From my POV there are two approaches which I would call analytical
and synthetical
(coming from 18th century philosophy) or perhaps more modern: top-down
and bottom up
. I find the former terms more describing because they indicate what you are doing: Analyzing things vs. putting things together.
I) The Analytical Way
When you enter your domain you have some understanding of what is going on. Say you are doing e-commerce you are dealing with Customers
, Orders
, Products
etc.
what recommendations should be followed in order to produce an accurate conceptual Domain Model?
Coming down this road, the answer is
Getting to know your business domain
This is called analytical for just that reason of analyzing first and code second.
II) The Synthetical Way
If you have the luck I have and use a language which supports multiple paradigms (like Python) in my case, you could leverage that in order to avoid the question about objects (and modules etc.) at first. This way you build from the bottom up bit by bit - or as it is called you synthesize (group things together and group the groups) etc.
Generally speaking OOP
is about data and behavior and grouping data and according behavior together (there are the three pillars which from my perspective come later).

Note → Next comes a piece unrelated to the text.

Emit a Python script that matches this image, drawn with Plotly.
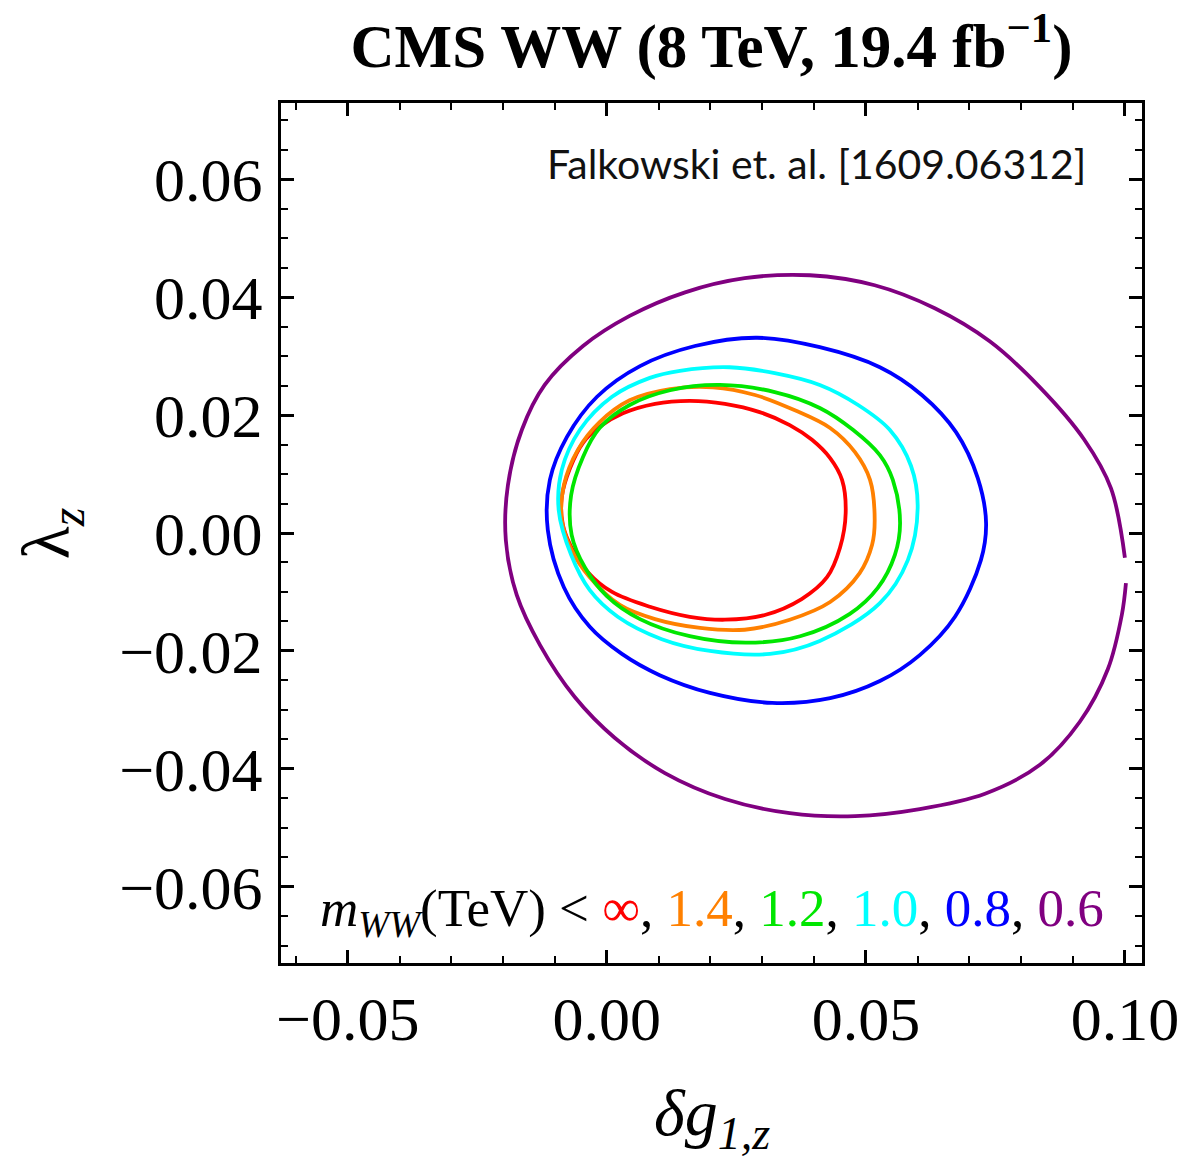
import plotly.graph_objects as go

# ---------------- data ----------------
# contours in the (delta g_1z, lambda_z) plane, one per m_WW cut
red_x = [0.0461, 0.0454, 0.0431, 0.0396, 0.0353, 0.0295, 0.0228, 0.0160, 0.0093, 0.0031,
         -0.0014, -0.0046, -0.0071, -0.0087, -0.0085, -0.0068, -0.0037, 0.0010, 0.0083,
         0.0160, 0.0228, 0.0305, 0.0376, 0.0425, 0.0450]
red_y = [0.0034, 0.0090, 0.0127, 0.0158, 0.0183, 0.0205, 0.0219, 0.0224, 0.0219, 0.0203,
         0.0180, 0.0153, 0.0110, 0.0061, 0.0014, -0.0025, -0.0066, -0.0100, -0.0125,
         -0.0142, -0.0147, -0.0139, -0.0112, -0.0075, -0.0025]

orange_x = [0.0517, 0.0508, 0.0479, 0.0431, 0.0363, 0.0286, 0.0205, 0.0122, 0.0044, -0.0014,
            -0.0056, -0.0083, -0.0087, -0.0068, -0.0033, 0.0025, 0.0093, 0.0180, 0.0266,
            0.0353, 0.0431, 0.0488, 0.0512]
orange_y = [0.0022, 0.0090, 0.0137, 0.0178, 0.0208, 0.0234, 0.0247, 0.0244, 0.0225, 0.0188,
            0.0141, 0.0081, 0.0022, -0.0029, -0.0075, -0.0122, -0.0146, -0.0161, -0.0164,
            -0.0147, -0.0117, -0.0068, -0.0020]

green_x = [0.0566, 0.0552, 0.0527, 0.0475, 0.0411, 0.0324, 0.0218, 0.0122, 0.0044, -0.0014,
           -0.0046, -0.0069, -0.0068, -0.0042, 0.0000, 0.0064, 0.0160, 0.0270, 0.0373,
           0.0469, 0.0523, 0.0556]
green_y = [0.0017, 0.0090, 0.0132, 0.0175, 0.0212, 0.0239, 0.0251, 0.0242, 0.0217, 0.0178,
           0.0129, 0.0064, -0.0003, -0.0059, -0.0107, -0.0146, -0.0175, -0.0186, -0.0175,
           -0.0137, -0.0093, -0.0037]

cyan_x = [0.0600, 0.0587, 0.0546, 0.0485, 0.0411, 0.0324, 0.0237, 0.0141, 0.0083, 0.0010,
          -0.0052, -0.0087, -0.0093, -0.0069, -0.0033, 0.0021, 0.0106, 0.0199, 0.0315,
          0.0411, 0.0527, 0.0581]
cyan_y = [0.0044, 0.0114, 0.0175, 0.0217, 0.0251, 0.0271, 0.0281, 0.0275, 0.0263, 0.0231,
          0.0175, 0.0107, 0.0039, -0.0037, -0.0097, -0.0142, -0.0180, -0.0200, -0.0205,
          -0.0183, -0.0119, -0.0046]

blue_x = [0.0732, 0.0716, 0.0674, 0.0608, 0.0527, 0.0411, 0.0290, 0.0170, 0.0064, -0.0019,
          -0.0077, -0.0110, -0.0114, -0.0083, -0.0033, 0.0029, 0.0102, 0.0199, 0.0319,
          0.0431, 0.0527, 0.0604, 0.0672, 0.0722]
blue_y = [0.0017, 0.0093, 0.0171, 0.0234, 0.0281, 0.0315, 0.0331, 0.0317, 0.0283, 0.0231,
          0.0163, 0.0090, 0.0005, -0.0092, -0.0159, -0.0205, -0.0241, -0.0271, -0.0288,
          -0.0280, -0.0251, -0.0207, -0.0142, -0.0046]

# open contour (gap at the right-hand edge)
purple_x = [0.1000, 0.0973, 0.0921, 0.0836, 0.0739, 0.0633, 0.0517, 0.0392, 0.0266, 0.0151,
            0.0044, -0.0046, -0.0120, -0.0164, -0.0191, -0.0195, -0.0174, -0.0129, -0.0062,
            0.0015, 0.0112, 0.0228, 0.0353, 0.0479, 0.0604, 0.0730, 0.0836, 0.0913, 0.0967,
            0.0994, 0.1002]
purple_y = [-0.0042, 0.0076, 0.0159, 0.0247, 0.0325, 0.0381, 0.0420, 0.0437, 0.0432, 0.0408,
            0.0368, 0.0317, 0.0251, 0.0175, 0.0081, -0.0012, -0.0105, -0.0190, -0.0278,
            -0.0347, -0.0407, -0.0451, -0.0475, -0.0480, -0.0468, -0.0442, -0.0393, -0.0320,
            -0.0231, -0.0139, -0.0085]

cut_labels = ["∞", "1.4", "1.2", "1.0", "0.8", "0.6"]

x_tick_vals = [-0.05, 0.00, 0.05, 0.10]
x_tick_text = ["−0.05", "0.00", "0.05", "0.10"]
y_tick_vals = [-0.06, -0.04, -0.02, 0.00, 0.02, 0.04, 0.06]
y_tick_text = ["−0.06", "−0.04", "−0.02", "0.00", "0.02", "0.04", "0.06"]

# ---------------- figure ----------------
colors = ["#FF0000", "#FF8000", "#00E600", "#00FFFF", "#0000FF", "#800080"]
curves = [(red_x, red_y, True), (orange_x, orange_y, True), (green_x, green_y, True),
          (cyan_x, cyan_y, True), (blue_x, blue_y, True), (purple_x, purple_y, False)]

fig = go.Figure()
for (cx, cy, closed), col in zip(curves, colors):
    xs = cx + cx[:1] if closed else cx
    ys = cy + cy[:1] if closed else cy
    fig.add_trace(go.Scatter(x=xs, y=ys, mode="lines",
                             line=dict(color=col, width=3.8, shape="spline", smoothing=1.0),
                             showlegend=False, hoverinfo="skip"))

serif = "Liberation Serif, Times New Roman, serif"
axis_common = dict(ticks="inside", tickcolor="black", tickwidth=2.5, ticklen=13,
                   showline=True, linecolor="black", linewidth=3, mirror="allticks",
                   showgrid=False, zeroline=False, automargin=False,
                   ticklabeloverflow="allow",
                   tickfont=dict(family=serif, size=62, color="black"))

# page body has an 8px margin, so the figure is 16px smaller than the window
fig.update_layout(
    width=1171, height=1154, autosize=False,
    margin=dict(l=273, r=37, t=95, b=199, autoexpand=False),
    paper_bgcolor="white", plot_bgcolor="white",
    title=dict(text="<b>CMS WW (8 TeV, 19.4 fb<sup>−1</sup>)</b>",
               x=0.5, xref="paper", xanchor="center",
               y=1 - 38 / 1154, yref="container", yanchor="middle",
               font=dict(family=serif, size=61, color="black")),
    xaxis=dict(range=[-0.0629, 0.1033], tickmode="array",
               tickvals=x_tick_vals, ticktext=x_tick_text, ticklabelstandoff=0,
               minor=dict(tickmode="linear", tick0=0, dtick=0.01, ticks="inside",
                          ticklen=7, tickwidth=2, tickcolor="black"),
               **axis_common),
    yaxis=dict(range=[-0.0729, 0.0729], tickmode="array",
               tickvals=y_tick_vals, ticktext=y_tick_text, ticklabelstandoff=3,
               minor=dict(tickmode="linear", tick0=0, dtick=0.005, ticks="inside",
                          ticklen=7, tickwidth=2, tickcolor="black"),
               **axis_common),
)

legend_text = ("<i>m</i><sub><i>WW</i></sub>(TeV) &lt; "
               + ", ".join(f"<span style='color:{c}'>{t}</span>" for t, c in zip(cut_labels, colors)))

fig.add_annotation(text=legend_text, xref="paper", yref="paper", x=0.043, y=0.059,
                   xanchor="left", yanchor="middle", showarrow=False,
                   font=dict(family=serif, size=53, color="black"))
fig.add_annotation(text="Falkowski et. al. [1609.06312]", xref="paper", yref="paper",
                   x=0.937, y=0.930, xanchor="right", yanchor="middle", showarrow=False,
                   font=dict(family="Lato, sans-serif", size=41, color="#111111"))
fig.add_annotation(text="<i>δg</i><sub><i>1,z</i></sub>", xref="paper", yref="paper",
                   x=0.5, y=-0.180, xanchor="center", yanchor="middle", showarrow=False,
                   font=dict(family=serif, size=66, color="black"))
fig.add_annotation(text="λ<sub><i>z</i></sub>", xref="paper", yref="paper",
                   x=-0.268, y=0.5, xanchor="center", yanchor="middle", showarrow=False,
                   textangle=-90, font=dict(family=serif, size=68, color="black"))

fig.write_html("out.html")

But when starting the project most of the time you do not know how to group your data. Of course - as mentioned above - there are the "easy parts" of having an order
.
Languages like Python allow you to postpone the question of what classes are needed and how they should look like to a later point. You start with the basic builtins and write some functions and group them later to modules which may become eventually classes. But sometimes you only see that you need a function.
The longer you work on the project, you realize which data "attracts" which behaviour so to say. If you have a bunch of functions every dealing with the same kind of data: Think of a class and clean up your code.
what recommendations should be followed in order to produce an accurate conceptual Domain Model?
The answer here is:
Start without any notion of objects
at all and look for "attraction" of data and behaviour during the project.
I prefer the latter one. It let's me starting my work earlier.
But to do both ways in a reasonable way, you have to have (built up) experience.
Besides: I would substitute the term accurate
with viable
. You should model something which works. That may be inaccurate but accurate enough for the moment.